When I was younger, I thought of Taiwan as an inconvenience. I spent summers there with my mother and brothers—a month of vacation in an unfamiliar land with the intimate strangers that are my extended family.

I remember the humidity, stagnant and oppressive with the smell of wanton tropical growth and rot; clouds of sunbaked dust mingling with sweet moped exhaust; the mosquitoes, large, vicious, and persistent. I remember sweating in our stillness as we sat in wicker chairs listening to the clatter of diesel trucks and the shouts of merchants in the alleys outside. I remember laying on tatami mats with my brothers as a window air conditioner choked on the summer air. I find it peculiar that I don’t remember much of the food, for my brothers and I ate often and well as young imposters in our parents’ homeland. I know this because it is impossible not to eat well in Taiwan.

I learned that fact when I first returned to Taiwan as an adult. I was an unemployed college graduate, and I went abroad to find myself. I didn’t. But I lived in Taiwan for six months, and in six months, there is a lot of eating to do. So I ate, and in the process, I learned about this place that could have been home.

I learned how this tiny island country has an incredibly dense and diverse concentration of food influences: a heavy dose of Japanese from Taiwan’s former colonial administration; plenty of regional Chinese from the vast mainland only 100 miles to the west across the Taiwan Strait; Indonesia, Vietnam, and Malaysia from foreign workers; and, of course, the aboriginal inhabitants. (If you were into reductive labels, you might say Taiwan was the origin of Asian fusion.)

I learned that Taiwanese people love eating perhaps more than breathing, sleeping, and making love. Street-side fruit and vegetable stands bustle with shoppers deep into the night, and light spills into dark tiny lanes from equally tiny food stalls selling dumplings, noodles, and stir-fry to a steady stream of nighthawks. On occasion, the constant glow of these stalls flares with the glow of flames leaping up and around hot woks and clanging ladles.

I learned that if you don’t know what to eat, you should go to a night market, because there is nothing you shouldn’t try at a night market. In the bigger ones, hundreds of food stalls crowd the streets with grilled squid, fried shrimp, steam-fried buns, stinky tofu, oyster omelets, fresh fruit smoothies, bubble tea, spring rolls . . .

Night markets are no place for shrinking violets. If you want peace and refinement, go home. You will hate it. But if you are a habitual and passionate snacker, this is what paradise looks like: crowded, noisy, hot, and colored in shades of neon and rich vermilion. The textures, flavors, and aromas are no different: intense, chaotic, and bold.

I also learned to eat strange fruits—wax apples, custard apples, dragonfruit, longans, lychees; and familiar fruits that were undeniably sweeter, bigger, and better in Taiwan—pineapples, bananas, guavas, papayas, mangos.

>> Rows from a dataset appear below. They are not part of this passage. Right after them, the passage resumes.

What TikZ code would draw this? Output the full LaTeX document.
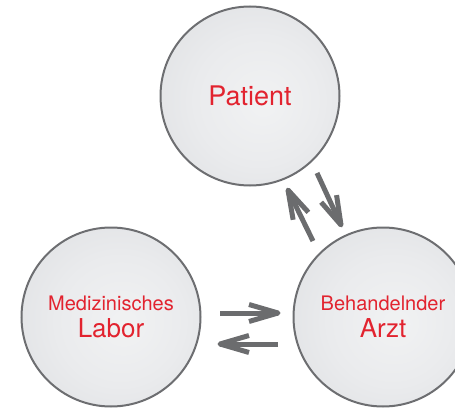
\documentclass[tikz,border=0pt]{standalone}
\usepackage{fontspec}
\setmainfont{TeX Gyre Heros}
\usepackage{tikz}
\usetikzlibrary{decorations.markings}
\definecolor{bubblerim}{HTML}{6D6E71}
\definecolor{arrowgray}{HTML}{6B6C6E}
\definecolor{labelred}{HTML}{E2232F}
\definecolor{bubblemid}{HTML}{F1F2F3}
\definecolor{bubblering}{HTML}{EAEBED}
\definecolor{bubbleedge}{HTML}{D5D7DA}
\pgfdeclareradialshading{bubbleshade}{\pgfpoint{4bp}{-2bp}}{color(0bp)=(bubblemid); color(18bp)=(bubblering); color(50bp)=(bubbleedge)}
\tikzset{bubble/.style={circle, draw=bubblerim, line width=2pt, minimum size=179pt, inner sep=0pt,
    shading=bubbleshade, text=labelred, align=center},
    end chevron/.style={postaction={decorate,decoration={ markings,
    mark=at position 1 with {\draw[#1, line width=5pt, line join=round] (-29pt,8.5pt) -- (0pt,0pt) -- (-29pt,-8.5pt);}
      }}},
    flow/.style={draw=arrowgray, line width=5pt, end chevron=arrowgray}}

\begin{document}
\begin{tikzpicture}[x=1pt, y=-1pt]
                    \useasboundingbox (0,0) rectangle (455,409);
                    %The three circles:
                    \node[bubble] (patient) at (250,96) {\fontsize{27}{30}\selectfont Patient};
                    \node[bubble] (labor) at (111,317) {\fontsize{20}{22}\selectfont Medizinisches\\[7pt]\fontsize{26}{28}\selectfont Labor};
                    \node[bubble] (arzt) at (383,317) {\fontsize{20}{22}\selectfont Behandelnder\\[7pt]\fontsize{26}{28}\selectfont Arzt};
                    %Arrow ends between patient and arzt
                    \coordinate (pa1) at (313,241);
                    \coordinate (pa2) at (288,190);
                    \coordinate (pa3) at (317,173);
                    \coordinate (pa4) at (341,225);
                    %Arrow ends between labor and arzt
                    \coordinate (la1) at (220,313);
                    \coordinate (la2) at (278,313);
                    \coordinate (la3) at (278,344);
                    \coordinate (la4) at (220,344);
                    \draw[flow] (pa1) -- (pa2);
                    \draw[flow] (pa3) -- (pa4);
                    \draw[flow] (la1) -- (la2);
                    \draw[flow] (la3) -- (la4);
                \end{tikzpicture}
\end{document}
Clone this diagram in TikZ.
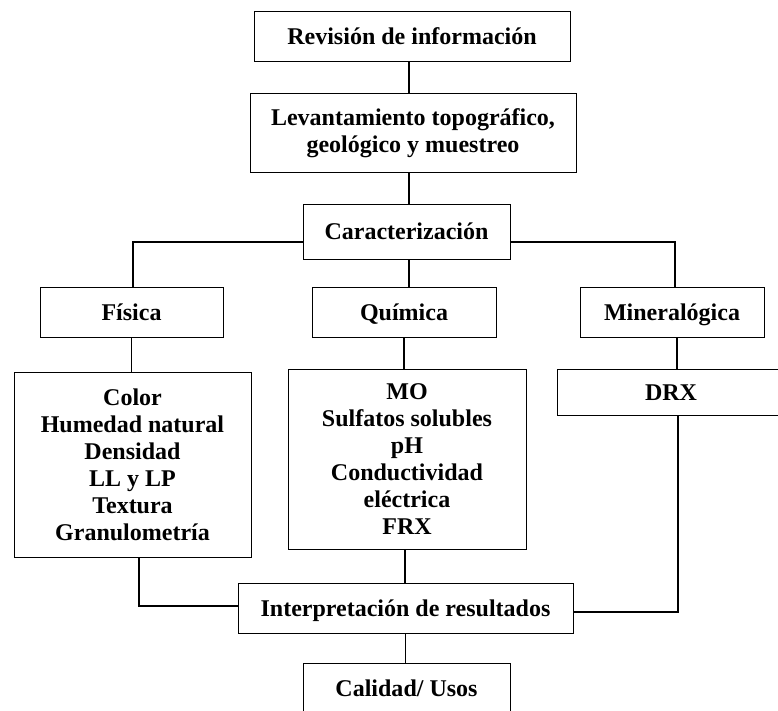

I learned that the cliché of the “amazing hole-in-the-wall joint” is alive and well, except that every tiny town in Taiwan only has amazing hole-in-the-wall joints. Like the family-owned, 15-seat stall in Hualien that has served transcendent wonton soup, and only wonton soup, for three generations.

Or A Huo Rouyuan a stall in my mother’s hometown of Lunbei. Their specialty is the greasy-chewy-savory-sweet-herbal combination that is bawan / rouyuan / Taiwanese meatballs. This extra-large dumpling of steam-set, deep-fried, glutinous rice flour is stuffed with braised pork, bamboo shoots, mushrooms, and onions topped with a thick, sweet-and-savory sauce and fresh cilantro. It is something I crave despite an inexact memory, although my mother remembers. It is the same stall she frequented as an elementary school student, and to her, those bawan taste the same 50 years later.

I learned that, in the States, we are being deceived by how bad soy milk and tofu are here, and that is a tremendous shame.

And perhaps most importantly, I learned that food is the strongest connection I have with the place my parents call home, and the people I call aunt, uncle, and cousin. I know the older my family and I get, there will be fewer opportunities and reasons to return. So when my little brother graduated from medical school in May, we went to Taiwan with our mother—the first time in five years for me, the last time for the foreseeable future for my brother as he enters his profession. We ate well because it is impossible to do otherwise in Taiwan. But I ate desperately, too, because desperation is what a fading identity demands.